Dame Edith Evans was almost everyone’s pick to win the 1967 Academy Award for her indelible performance after having snapped up Best Actress honors from the National Board of Review, the New York Film Critics, and the Golden Globes prior to the Oscars, but it wasn’t to be (the honor went, unfairly, to Katharine Hepburn for Guess Who’s Coming to Dinner). But it’s still a brave, monumental, and subtle performance: observe her misconstrued vanity despite her poverty in the Assistance office, watch Margaret’s mix of glee and overwhelming responsibility upon discovering the cache of money; see Evans’ most extraordinary scene of exhausted unconsciousness as she’s given a Mickey Finn by the crooked Mrs. Noonan, and never once does she shrink from Forbes’ extreme close-ups which reveal every wrinkle, crinkle, and sag of her seventy-eight years of living. In the film’s most understanding and gentle performance, Gerald Sim as the National Assistance’s caring officer Mr. Conrad excels. Memorable, too are Eric Portman’s calculating scoundrel-of-a-husband Archie, Avis Bunnage’s despicable Mrs. Noonan, and Nanette Newman’s plain-spoken upstairs neighbor.
3D Rating: NA
The film has been framed at 1.66:1 and is presented in a 1080p transfer using the AVC codec. It’s a beautiful looking image with crisp, detailed sharpness and a most accurate grayscale that features bold black levels and pristine whites. There are no age-related anomalies of note to report, and the grain levels are accurate and most film-like. The movie has been divided into 8 chapters.

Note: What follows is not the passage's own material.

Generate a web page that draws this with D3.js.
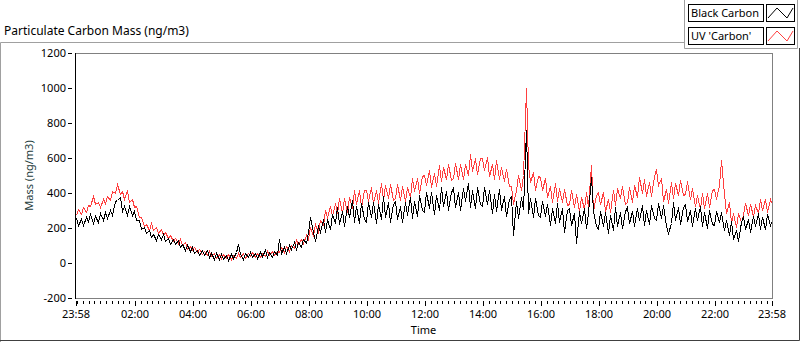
<!DOCTYPE html>
<html>
<head>
<meta charset="utf-8">
<script src="https://cdn.jsdelivr.net/npm/d3@7"></script>
<style>
    body { margin: 0; background: #fff; }
    text { font-family: "Noto Sans", "Open Sans", sans-serif; fill: #000; }
</style>
</head>
<body>
<svg id="chart" width="800" height="342"></svg>
<script>
const chartTitle = 'Particulate Carbon Mass (ng/m3)'
const yTitle = 'Mass (ng/m3)'
const xTitle = 'Time'
const seriesNames = ['Black Carbon', "UV 'Carbon'"]
const seriesColors = ['#000000', '#ff3f3f']

// one sample every 5 minutes, starting 23:58 (12 samples per row = 1 hour)
const stepMinutes = 5

const blackCarbon = [
    260, 220, 253, 215, 265, 238, 280, 230, 270, 233, 283, 248,
    293, 258, 303, 272, 355, 360, 375, 300, 327, 275, 328, 273,
    298, 244, 246, 192, 206, 174, 189, 150, 167, 132, 168, 136,
    163, 127, 144, 110, 138, 111, 134, 90, 111, 76, 104, 71,
    93, 58, 76, 43, 73, 48, 73, 32, 56, 24, 55, 25,
    53, 22, 45, 17, 52, 31, 61, 110, 52, 24, 59, 33,
    63, 33, 56, 28, 62, 42, 72, 35, 63, 35, 70, 44,
    140, 59, 89, 58, 104, 81, 121, 80, 119, 90, 140, 117,
    180, 265, 180, 126, 212, 179, 253, 179, 249, 195, 281, 231,
    320, 223, 300, 209, 328, 261, 362, 236, 326, 228, 341, 250,
    237, 348, 262, 350, 228, 339, 251, 381, 264, 346, 236, 337,
    355, 254, 327, 232, 347, 276, 377, 258, 356, 268, 388, 302,
    292, 403, 316, 403, 280, 391, 303, 437, 325, 411, 305, 407,
    430, 322, 403, 302, 429, 354, 458, 320, 417, 312, 434, 336,
    327, 432, 338, 418, 288, 392, 298, 424, 304, 382, 268, 364,
    380, 160, 352, 260, 378, 311, 760, 286, 371, 265, 369, 274,
    261, 355, 268, 340, 219, 313, 226, 344, 237, 312, 175, 301,
    313, 218, 283, 115, 296, 228, 316, 200, 283, 490, 298, 212,
    196, 295, 212, 290, 174, 273, 190, 321, 212, 294, 200, 299,
    320, 230, 298, 210, 312, 243, 331, 219, 305, 223, 334, 255,
    246, 345, 257, 330, 212, 170, 226, 346, 243, 322, 225, 319,
    335, 240, 303, 212, 314, 244, 328, 211, 291, 201, 305, 222,
    219, 300, 233, 291, 186, 247, 160, 239, 138, 191, 125, 232,
    270, 195, 251, 180, 266, 213, 286, 194, 263, 193, 281, 215,
    245
]

const uvCarbon = [
    273, 310, 280, 319, 290, 332, 324, 384, 335, 350, 320, 366,
    343, 385, 360, 409, 398, 450, 394, 409, 368, 418, 350, 366,
    319, 323, 264, 263, 210, 221, 191, 227, 189, 208, 172, 196,
    161, 180, 145, 161, 126, 143, 115, 138, 105, 118, 81, 100,
    74, 92, 61, 80, 50, 67, 45, 69, 41, 58, 28, 51,
    30, 52, 27, 50, 25, 48, 31, 59, 36, 57, 31, 57,
    39, 62, 36, 60, 36, 59, 42, 71, 48, 69, 43, 69,
    61, 94, 64, 98, 70, 105, 88, 130, 107, 140, 116, 159,
    139, 207, 154, 225, 177, 248, 217, 304, 261, 324, 270, 343,
    285, 372, 285, 373, 290, 375, 315, 420, 340, 415, 322, 415,
    415, 353, 437, 341, 420, 345, 460, 361, 443, 369, 450, 360,
    370, 452, 359, 441, 353, 435, 378, 486, 409, 487, 400, 498,
    502, 443, 529, 435, 516, 442, 562, 467, 551, 480, 563, 475,
    485, 570, 480, 565, 480, 565, 505, 625, 528, 601, 508, 600,
    600, 530, 605, 500, 568, 480, 587, 479, 551, 468, 540, 440,
    440, 340, 420, 505, 420, 505, 1000, 560, 465, 520, 415, 495,
    490, 415, 485, 375, 440, 350, 460, 355, 430, 350, 425, 332,
    340, 418, 320, 395, 300, 375, 308, 406, 320, 560, 298, 390,
    405, 335, 405, 295, 365, 290, 415, 330, 430, 370, 440, 338,
    348, 435, 350, 445, 375, 490, 400, 480, 385, 465, 385, 495,
    540, 445, 485, 355, 425, 345, 465, 370, 455, 390, 475, 390,
    395, 470, 365, 430, 325, 390, 310, 400, 315, 400, 320, 420,
    421, 368, 445, 590, 397, 285, 349, 229, 286, 208, 285, 234,
    276, 345, 272, 338, 266, 330, 283, 368, 305, 364, 290, 364,
    335
]

const yTicks = [-200, 0, 200, 400, 600, 800, 1000, 1200]
const xTickLabels = ['23:58', '02:00', '04:00', '06:00', '08:00', '10:00', '12:00',
    '14:00', '16:00', '18:00', '20:00', '22:00', '23:58']

const W = 800, H = 342
const plot = { left: 75, right: 772, top: 53, bottom: 298 }

const startTime = new Date(2000, 0, 1, 23, 58)
const endTime = new Date(2000, 0, 2, 23, 58)
const timeAt = i => new Date(startTime.getTime() + i * stepMinutes * 60000)

const svg = d3.select('#chart')

const x = d3.scaleTime()
    .domain([startTime, endTime])
    .range([plot.left + 1, plot.right])

const y = d3.scaleLinear()
    .domain([-200, 1200])
    .range([plot.bottom, plot.top])

// outer frame
svg.append('path')
    .attr('d', `M0.5,${H} V42.5 H684`)
    .attr('fill', 'none').attr('stroke', '#a0a0a0')
svg.append('path')
    .attr('d', `M0,${H - 1.5} H${W - 0.5} V48`)
    .attr('fill', 'none').attr('stroke', '#404040')

svg.append('text')
    .attr('x', 4).attr('y', 35)
    .style('font-size', '12px')
    .text(chartTitle)

// plot area
svg.append('rect')
    .attr('x', plot.left + 0.5).attr('y', plot.top + 0.5)
    .attr('width', plot.right - plot.left).attr('height', plot.bottom - plot.top)
    .attr('fill', '#fff').attr('stroke', '#808080')

svg.append('clipPath').attr('id', 'clip')
    .append('rect')
    .attr('x', plot.left + 1).attr('y', plot.top + 1)
    .attr('width', plot.right - plot.left - 1).attr('height', plot.bottom - plot.top - 1)

const line = d3.line()
    .x((d, i) => Math.round(x(timeAt(i))) + 0.5)
    .y(d => Math.round(y(d)) + 0.5)

// red drawn first, black on top
const series = [uvCarbon, blackCarbon]
const colors = [seriesColors[1], seriesColors[0]]

svg.append('g')
    .attr('clip-path', 'url(#clip)')
    .selectAll('path')
    .data(series)
    .enter()
        .append('path')
        .attr('d', line)
        .attr('fill', 'none')
        .attr('stroke', (d, i) => colors[i])
        .attr('stroke-width', 1)
        .attr('shape-rendering', 'crispEdges')

// y axis line
svg.append('line')
    .attr('x1', plot.left + 0.5).attr('x2', plot.left + 0.5)
    .attr('y1', plot.top).attr('y2', plot.bottom + 1)
    .attr('stroke', '#000')

const yAxis = svg.append('g')
yAxis.selectAll('line')
    .data(yTicks)
    .enter()
        .append('line')
        .attr('x1', 68).attr('x2', 72)
        .attr('y1', d => Math.round(y(d)) + 0.5)
        .attr('y2', d => Math.round(y(d)) + 0.5)
        .attr('stroke', '#000')
yAxis.selectAll('text')
    .data(yTicks)
    .enter()
        .append('text')
        .attr('x', 66)
        .attr('y', d => y(d))
        .attr('dy', '0.35em')
        .attr('text-anchor', 'end')
        .style('font-size', '11px')
        .text(d => d)

svg.append('text')
    .attr('transform', `translate(33,${(plot.top + plot.bottom) / 2}) rotate(-90)`)
    .attr('text-anchor', 'middle')
    .style('font-size', '11px')
    .style('fill', '#1d3b3b')
    .text(yTitle)

// x axis ticks
const majorTimes = [startTime]
    .concat(d3.range(1, 12).map(k => new Date(2000, 0, 2, 2 * k, 0)))
    .concat([endTime])
const minorTimes = d3.timeMinute.every(12).range(startTime, endTime)

const xAxis = svg.append('g')
xAxis.selectAll('line.minor')
    .data(minorTimes)
    .enter()
        .append('line')
        .attr('class', 'minor')
        .attr('x1', d => Math.round(x(d)) + 0.5).attr('x2', d => Math.round(x(d)) + 0.5)
        .attr('y1', 301).attr('y2', 304)
        .attr('stroke', '#000')
xAxis.selectAll('line.major')
    .data(majorTimes)
    .enter()
        .append('line')
        .attr('class', 'major')
        .attr('x1', d => Math.round(x(d)) + 0.5).attr('x2', d => Math.round(x(d)) + 0.5)
        .attr('y1', 301).attr('y2', 306)
        .attr('stroke', '#000')
xAxis.selectAll('text')
    .data(majorTimes)
    .enter()
        .append('text')
        .attr('x', d => x(d))
        .attr('y', 318)
        .attr('text-anchor', 'middle')
        .style('font-size', '11px')
        .text((d, i) => xTickLabels[i])

svg.append('text')
    .attr('x', (plot.left + plot.right) / 2)
    .attr('y', 334)
    .attr('text-anchor', 'middle')
    .style('font-size', '11px')
    .text(xTitle)

// legend panel
const legend = svg.append('g')
legend.append('path')
    .attr('d', 'M684.5,0 V48.5 H797.5 V0')
    .attr('fill', '#fff').attr('stroke', '#a0a0a0')

const legendRows = legend.selectAll('g')
    .data(seriesNames)
    .enter()
        .append('g')
        .attr('transform', (d, i) => `translate(0,${4 + i * 23})`)

legendRows.append('rect')
    .attr('x', 688.5).attr('y', 0.5)
    .attr('width', 75).attr('height', 17)
    .attr('fill', '#fff').attr('stroke', '#000')
legendRows.append('text')
    .attr('x', 691).attr('y', 13)
    .style('font-size', '11px')
    .text(d => d)
legendRows.append('rect')
    .attr('x', 766.5).attr('y', 0.5)
    .attr('width', 28).attr('height', 17)
    .attr('fill', '#fff').attr('stroke', '#000')
legendRows.append('path')
    .attr('d', 'M768,14 L777,4 L787,14 L793,4')
    .attr('fill', 'none')
    .attr('stroke', (d, i) => seriesColors[i])
</script>
</body>
</html>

The DTS-HD Master Audio 2.0 mono sound mix is era-appropriate. The dialogue, John Barry’s unusual background music, and the sound effects are all blended seamlessly into a single track. There are no problems with age-related hiss, crackle, hum, or thumps.
Special Features: 1.5/5
Audio Commentary: film historian Kat Ellinger provides another of her rambling, rather disorganized discussions about the movie. Though she does offer decent research on some of the actors and behind-the-scenes personnel, she also gives way to her tendency to veer off into sideline discussions of rather unrelated matters: Jack Clayton’s directorial career, Roman Polanski’s Repulsion, what the film might have been like if directed by Ingmar Bergman.
Kino Trailers: The Queen of Spades, Room at the Top, A Child Is Waiting, Mirage, It Always Rains on Sunday.
An interesting and altogether absorbing look at aging as seen through the eyes of an impoverished woman, Bryan Forbes’ The Whisperers demands to be seen and better appreciated by a larger audience. The Kino Blu-ray offers outstanding picture and sound for a film of this vintage and comes most highly recommended.